# [WRITTEN PROBLEM]
Produce an exact copy of the lines below that run from the line containing "Write the matplotlib code for this chart." to the line containing "import numpy as np", inclusive; any picture is omitted.

# [RECORDS TO USE]
----
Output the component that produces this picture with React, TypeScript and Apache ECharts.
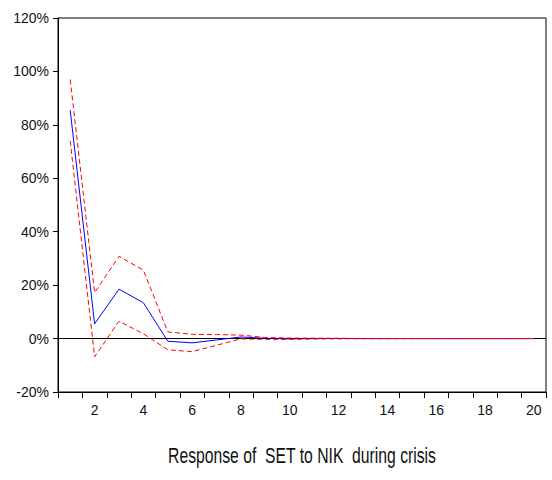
import React, { useEffect, useRef } from "react";
import * as echarts from "echarts";

const periods = Array.from({ length: 20 }, (_, i) => String(i + 1));
const response = [85.5, 5.5, 18.5, 13.4, -1.0, -1.6, -0.5, 0.6, 0.1, -0.1, 0.0, 0.05, 0, 0, 0, 0, 0, 0, 0, 0];
const upperBand = [97, 17.2, 30.8, 25.6, 2.5, 1.6, 1.5, 1.3, 0.4, 0.2, 0.15, 0.1, 0.05, 0.03, 0.02, 0.01, 0, 0, 0, 0];
const lowerBand = [74, -6.8, 6.5, 1.8, -4.2, -4.9, -2.5, -0.1, -0.3, -0.3, -0.15, -0.1, -0.05, -0.03, -0.02, -0.01, 0, 0, 0, 0];
const yTicks = { min: -20, max: 120, interval: 20 };
const caption = "Response of  SET to NIK  during crisis";

const FONT = "'Liberation Sans', Arial, sans-serif";

export default function App() {
  const ref = useRef<HTMLDivElement>(null);
  useEffect(() => {
    if (!ref.current) return;
    const chart = echarts.init(ref.current, undefined, { renderer: "svg" });
    chart.setOption({
      animation: false,
      backgroundColor: "#ffffff",
      grid: { left: 58, right: 6, top: 18, bottom: 88, show: true, borderColor: "#000", borderWidth: 1, backgroundColor: "transparent" },
      xAxis: {
        type: "category",
        data: periods,
        boundaryGap: true,
        axisLine: { onZero: false, lineStyle: { color: "#000", width: 1 } },
        axisTick: { show: true, interval: 0, length: 6, lineStyle: { color: "#000" } },
        axisLabel: {
          interval: (i: number) => i % 2 === 1,
          margin: 11,
          fontSize: 14,
          color: "#111",
          fontFamily: FONT,
        },
        splitLine: { show: false },
      },
      yAxis: {
        type: "value",
        min: yTicks.min,
        max: yTicks.max,
        interval: yTicks.interval,
        axisLine: { show: true, onZero: false, lineStyle: { color: "#000", width: 1 } },
        axisTick: { show: true, length: 5, lineStyle: { color: "#000" } },
        axisLabel: { formatter: "{value}%", fontSize: 14, color: "#111", fontFamily: FONT, margin: 9 },
        splitLine: { show: false },
      },
      graphic: [
        {
          type: "text",
          x: 302,
          y: 456,
          scaleX: 0.715,
          style: {
            text: caption,
            fontSize: 22,
            fontFamily: FONT,
            fill: "#111",
            textAlign: "center",
            textVerticalAlign: "middle",
          },
        },
      ],
      series: [
        {
          type: "line",
          data: upperBand,
          symbol: "none",
          lineStyle: { color: "#ff0000", width: 1, type: [5, 3] },
          z: 3,
        },
        {
          type: "line",
          data: lowerBand,
          symbol: "none",
          lineStyle: { color: "#ff0000", width: 1, type: [5, 3] },
          z: 3,
        },
        {
          type: "line",
          data: response,
          symbol: "none",
          lineStyle: { color: "#0000ff", width: 1 },
          z: 2,
          markLine: {
            silent: true,
            symbol: "none",
            label: { show: false },
            lineStyle: { color: "#000", width: 1, type: "solid" },
            data: [{ yAxis: 0 }],
            z: 1,
          },
        },
      ],
    });
    return () => chart.dispose();
  }, []);
  return <div ref={ref} style={{ position: "fixed", left: 0, top: 0, width: 552, height: 480 }} />;
}
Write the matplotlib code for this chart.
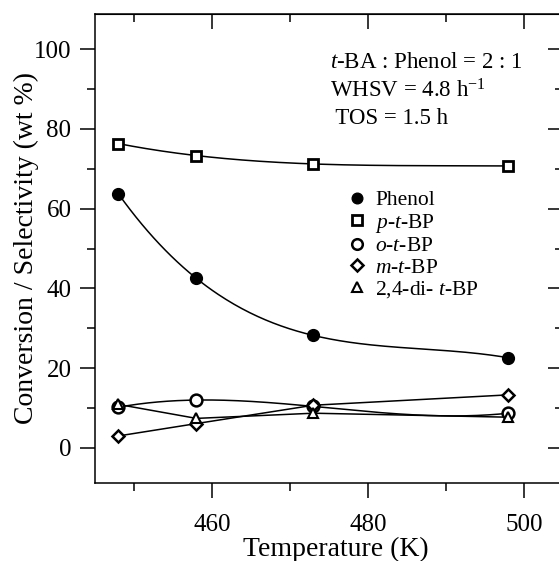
#!/usr/bin/env python
# -*- coding: utf-8 -*-

# == INCLUDE ==
import matplotlib
matplotlib.use("Agg")
import matplotlib.pyplot as plt
from matplotlib.lines import Line2D
from matplotlib.ticker import MultipleLocator
import numpy as np

# == CONST ==
temperature = [448, 458, 473, 498]

phenol = [63.7, 42.5, 28.2, 22.6]
p_t_bp = [76.3, 73.3, 71.2, 70.7]
o_t_bp = [10.2, 12.0, 10.4, 8.7]
m_t_bp = [3.0, 6.1, 10.7, 13.3]
di_t_bp = [10.9, 7.4, 8.7, 7.7]

labels = ["Phenol", r"$\it{p}$-$\it{t}$-BP", r"$\it{o}$-$\it{t}$-BP",
          r"$\it{m}$-$\it{t}$-BP", r"2,4-di- $\it{t}$-BP"]

conditions = [r"$\it{t}$-BA : Phenol = 2 : 1",
              r"WHSV = 4.8 h$^{-1}$",
              r" TOS = 1.5 h"]

# == CONFIG ==
plt.rcParams["font.family"] = ["Liberation Serif", "DejaVu Serif"]
plt.rcParams["mathtext.fontset"] = "custom"
plt.rcParams["mathtext.rm"] = "Liberation Serif"
plt.rcParams["mathtext.it"] = "Liberation Serif:italic"
plt.rcParams["mathtext.bf"] = "Liberation Serif:bold"


# == FUNC ==
def smooth(x, y, n=200):
    """Cubic curve through the measured points (like the fitted line)."""
    coef = np.polyfit(x, y, 3)
    xs = np.linspace(min(x), max(x), n)
    return xs, np.polyval(coef, xs)


# == BEGIN ==
fig = plt.figure(figsize=(5.59, 5.61), dpi=100)
ax = fig.add_axes([95 / 559, 78 / 561, 468 / 559, 469 / 561])

# -- PROC --
styles = [
    dict(marker="o", mfc="black", mec="black", ms=8.5),
    dict(marker="s", mfc="white", mec="black", ms=7.5, mew=2.0),
    dict(marker="o", mfc="white", mec="black", ms=8.5, mew=1.8),
    dict(marker="D", mfc="white", mec="black", ms=6.5, mew=1.8),
    dict(marker="^", mfc="white", mec="black", ms=7.5, mew=1.5),
]
series = [phenol, p_t_bp, o_t_bp, m_t_bp, di_t_bp]
curved = [True, True, True, False, False]

for vals, st, cv in zip(series, styles, curved):
    if cv:
        xs, ys = smooth(temperature, vals)
        ax.plot(xs, ys, color="black", lw=1.1, zorder=2)
    else:
        ax.plot(temperature, vals, color="black", lw=1.1, zorder=2)
    ax.plot(temperature, vals, linestyle="none", zorder=3, **st)

ax.set_xlim(445, 505)
ax.set_ylim(-8.8, 108.8)
ax.xaxis.set_minor_locator(MultipleLocator(10))
ax.yaxis.set_minor_locator(MultipleLocator(10))
ax.set_xticks([460, 480, 500])
ax.set_yticks([0, 20, 40, 60, 80, 100])

ax.tick_params(which="both", direction="out", top=False, right=False,
               labelsize=18, width=1.1)
ax.tick_params(which="major", length=11, pad=6)
ax.tick_params(axis="x", which="major", pad=11)
ax.tick_params(which="minor", length=6)
for sp in ax.spines.values():
    sp.set_linewidth(1.1)

# top / right ticks point inwards
ax_top = ax.secondary_xaxis("top")
ax_top.set_xticks([460, 480, 500])
ax_top.xaxis.set_minor_locator(MultipleLocator(10))
ax_top.tick_params(which="both", direction="in", labeltop=False, width=1.1)
ax_top.tick_params(which="major", length=11)
ax_top.tick_params(which="minor", length=6)
ax_right = ax.secondary_yaxis("right")
ax_right.set_yticks([0, 20, 40, 60, 80, 100])
ax_right.yaxis.set_minor_locator(MultipleLocator(10))
ax_right.tick_params(which="both", direction="in", labelright=False, width=1.1)
ax_right.tick_params(which="major", length=11)
ax_right.tick_params(which="minor", length=6)

ax.set_xlabel("Temperature (K)", fontsize=20, labelpad=-1)
ax.xaxis.set_label_coords(0.515, -0.115)
ax.set_ylabel("Conversion / Selectivity (wt %)", fontsize=20, labelpad=-4)

for i, txt in enumerate(conditions):
    fig.text(330 / 559, 1 - (62 + 28.5 * i) / 561, txt, fontsize=16.5,
             ha="left", va="center")

handles = [Line2D([], [], linestyle="none", **dict(st, ms=st["ms"] * 0.9))
           for st in styles]
ax.legend(handles, labels, loc="upper left", frameon=False, fontsize=15.5,
          bbox_to_anchor=(347 / 559, 1 - 190 / 561),
          bbox_transform=fig.transFigure, borderpad=0, borderaxespad=0,
          handlelength=0.9, handletextpad=0.4, labelspacing=0.07)

# -- OUT --
fig.savefig("out.png", dpi=100)
# EOF .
----
# [COMPLETE OUTPUT]
Write the matplotlib code for this chart.
#!/usr/bin/env python
# -*- coding: utf-8 -*-

# == INCLUDE ==
import matplotlib
matplotlib.use("Agg")
import matplotlib.pyplot as plt
from matplotlib.lines import Line2D
from matplotlib.ticker import MultipleLocator
import numpy as np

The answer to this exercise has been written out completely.